§ **WHAT YOU WILL DO**: Copy the listing below in full and skip every picture.
** Begin DATASET SECTION **
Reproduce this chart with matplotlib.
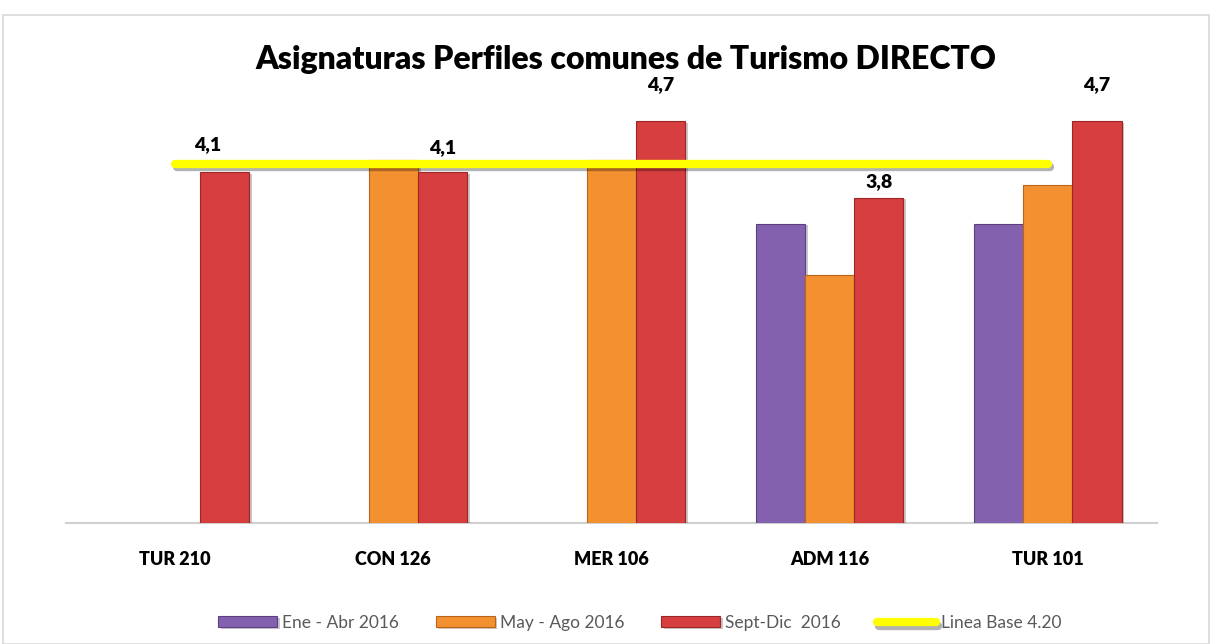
import matplotlib
matplotlib.use("Agg")
import matplotlib.pyplot as plt
import matplotlib.patheffects as pe
from matplotlib.patches import Rectangle
import numpy as np

plt.rcParams['font.family'] = ['Lato', 'DejaVu Sans']

nan = float("nan")
categorias = ["TUR 210", "CON 126", "MER 106", "ADM 116", "TUR 101"]
ene_abr = [nan, nan, nan, 3.5, 3.5]
may_ago = [nan, 4.25, 4.25, 2.9, 3.95]
sept_dic = [4.1, 4.1, 4.7, 3.8, 4.7]
etiquetas_sept = ["4,1", "4,1", "4,7", "3,8", "4,7"]
linea_base = [4.2, 4.2, 4.2, 4.2, 4.2]

series_nombres = ["Ene - Abr 2016", "May - Ago 2016", "Sept-Dic  2016", "Linea Base 4.20"]
colores = ["#8461AE", "#F39130", "#D63E3F"]
bordes = ["#5B3F80", "#B8651A", "#9A2628"]

W, H = 1213, 644
fig = plt.figure(figsize=(W / 100, H / 100), dpi=100)

# marco del grafico
fig.patches.append(Rectangle((3 / W, 0), 1206 / W, (H - 15) / H, transform=fig.transFigure,
                             fill=False, edgecolor="#D9D9D9", linewidth=1.2))

ax = fig.add_axes([66 / W, (H - 523) / H, (1157 - 66) / W, (523 - 95.5) / H])
x = np.arange(len(categorias))
ancho = 0.225

handles = []
for i, (vals, c, b) in enumerate(zip([ene_abr, may_ago, sept_dic], colores, bordes)):
    pos = x + (i - 1) * ancho
    barras = ax.bar(pos, vals, ancho, color=c, edgecolor=b, linewidth=0.8,
                    label=series_nombres[i], zorder=3)
    for r in barras:
        r.set_path_effects([pe.SimplePatchShadow(offset=(2, -1), alpha=0.25), pe.Normal()])
    handles.append(barras)

# etiquetas de la serie Sept-Dic
desplaz = [14, 12, 20, 6, 20]
for xi, v, t, d in zip(x + ancho, sept_dic, etiquetas_sept, desplaz):
    ax.annotate(t, (xi, v), xytext=(-12 if xi < 0.5 else 0, d), textcoords="offset points",
                ha="center", va="bottom", fontsize=14, fontweight="heavy", zorder=6)

linea, = ax.plot(x, linea_base, color="#FFFF00", linewidth=6, solid_capstyle="round", zorder=5,
                 label=series_nombres[3],
                 path_effects=[pe.SimpleLineShadow(offset=(1.5, -2.5), alpha=0.3), pe.Normal()])
handles.append(linea)

ax.set_xlim(-0.5, 4.5)
ax.set_ylim(0, 5)
ax.set_xticks(x)
ax.set_xticklabels(categorias, fontsize=13, fontweight="heavy")
ax.tick_params(axis="x", length=0, pad=20)
ax.set_yticks([])
for s in ["top", "right", "left"]:
    ax.spines[s].set_visible(False)
ax.spines["bottom"].set_color("#D0D0D0")
ax.spines["bottom"].set_linewidth(1.5)

fig.text(626 / W, 1 - 60 / H, "Asignaturas Perfiles comunes de Turismo DIRECTO",
         ha="center", va="center", fontsize=23, fontweight="heavy")

leg = fig.legend(handles, series_nombres, loc="center", bbox_to_anchor=(640 / W, 1 - 623 / H),
                 ncol=4, frameon=False, fontsize=12.5, handlelength=3.4, handleheight=0.6,
                 columnspacing=2.1, handletextpad=0.3)
for t in leg.get_texts():
    t.set_color("#595959")

fig.savefig("out.png", dpi=100)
** End DATASET SECTION **
§ **OUTPUT OF THE EXERCISE**:
Reproduce this chart with matplotlib.
import matplotlib
matplotlib.use("Agg")
import matplotlib.pyplot as plt
import matplotlib.patheffects as pe
from matplotlib.patches import Rectangle
import numpy as np

plt.rcParams['font.family'] = ['Lato', 'DejaVu Sans']

nan = float("nan")
categorias = ["TUR 210", "CON 126", "MER 106", "ADM 116", "TUR 101"]
ene_abr = [nan, nan, nan, 3.5, 3.5]
may_ago = [nan, 4.25, 4.25, 2.9, 3.95]
sept_dic = [4.1, 4.1, 4.7, 3.8, 4.7]
etiquetas_sept = ["4,1", "4,1", "4,7", "3,8", "4,7"]
linea_base = [4.2, 4.2, 4.2, 4.2, 4.2]

series_nombres = ["Ene - Abr 2016", "May - Ago 2016", "Sept-Dic  2016", "Linea Base 4.20"]
colores = ["#8461AE", "#F39130", "#D63E3F"]
bordes = ["#5B3F80", "#B8651A", "#9A2628"]

W, H = 1213, 644
fig = plt.figure(figsize=(W / 100, H / 100), dpi=100)

# marco del grafico
fig.patches.append(Rectangle((3 / W, 0), 1206 / W, (H - 15) / H, transform=fig.transFigure,
                             fill=False, edgecolor="#D9D9D9", linewidth=1.2))

ax = fig.add_axes([66 / W, (H - 523) / H, (1157 - 66) / W, (523 - 95.5) / H])
x = np.arange(len(categorias))
ancho = 0.225

handles = []
for i, (vals, c, b) in enumerate(zip([ene_abr, may_ago, sept_dic], colores, bordes)):
    pos = x + (i - 1) * ancho
    barras = ax.bar(pos, vals, ancho, color=c, edgecolor=b, linewidth=0.8,
                    label=series_nombres[i], zorder=3)
    for r in barras:
        r.set_path_effects([pe.SimplePatchShadow(offset=(2, -1), alpha=0.25), pe.Normal()])
    handles.append(barras)

# etiquetas de la serie Sept-Dic
desplaz = [14, 12, 20, 6, 20]
for xi, v, t, d in zip(x + ancho, sept_dic, etiquetas_sept, desplaz):
    ax.annotate(t, (xi, v), xytext=(-12 if xi < 0.5 else 0, d), textcoords="offset points",
                ha="center", va="bottom", fontsize=14, fontweight="heavy", zorder=6)

linea, = ax.plot(x, linea_base, color="#FFFF00", linewidth=6, solid_capstyle="round", zorder=5,
                 label=series_nombres[3],
                 path_effects=[pe.SimpleLineShadow(offset=(1.5, -2.5), alpha=0.3), pe.Normal()])
handles.append(linea)

ax.set_xlim(-0.5, 4.5)
ax.set_ylim(0, 5)
ax.set_xticks(x)
ax.set_xticklabels(categorias, fontsize=13, fontweight="heavy")
ax.tick_params(axis="x", length=0, pad=20)
ax.set_yticks([])
for s in ["top", "right", "left"]:
    ax.spines[s].set_visible(False)
ax.spines["bottom"].set_color("#D0D0D0")
ax.spines["bottom"].set_linewidth(1.5)

fig.text(626 / W, 1 - 60 / H, "Asignaturas Perfiles comunes de Turismo DIRECTO",
         ha="center", va="center", fontsize=23, fontweight="heavy")

leg = fig.legend(handles, series_nombres, loc="center", bbox_to_anchor=(640 / W, 1 - 623 / H),
                 ncol=4, frameon=False, fontsize=12.5, handlelength=3.4, handleheight=0.6,
                 columnspacing=2.1, handletextpad=0.3)
for t in leg.get_texts():
    t.set_color("#595959")

fig.savefig("out.png", dpi=100)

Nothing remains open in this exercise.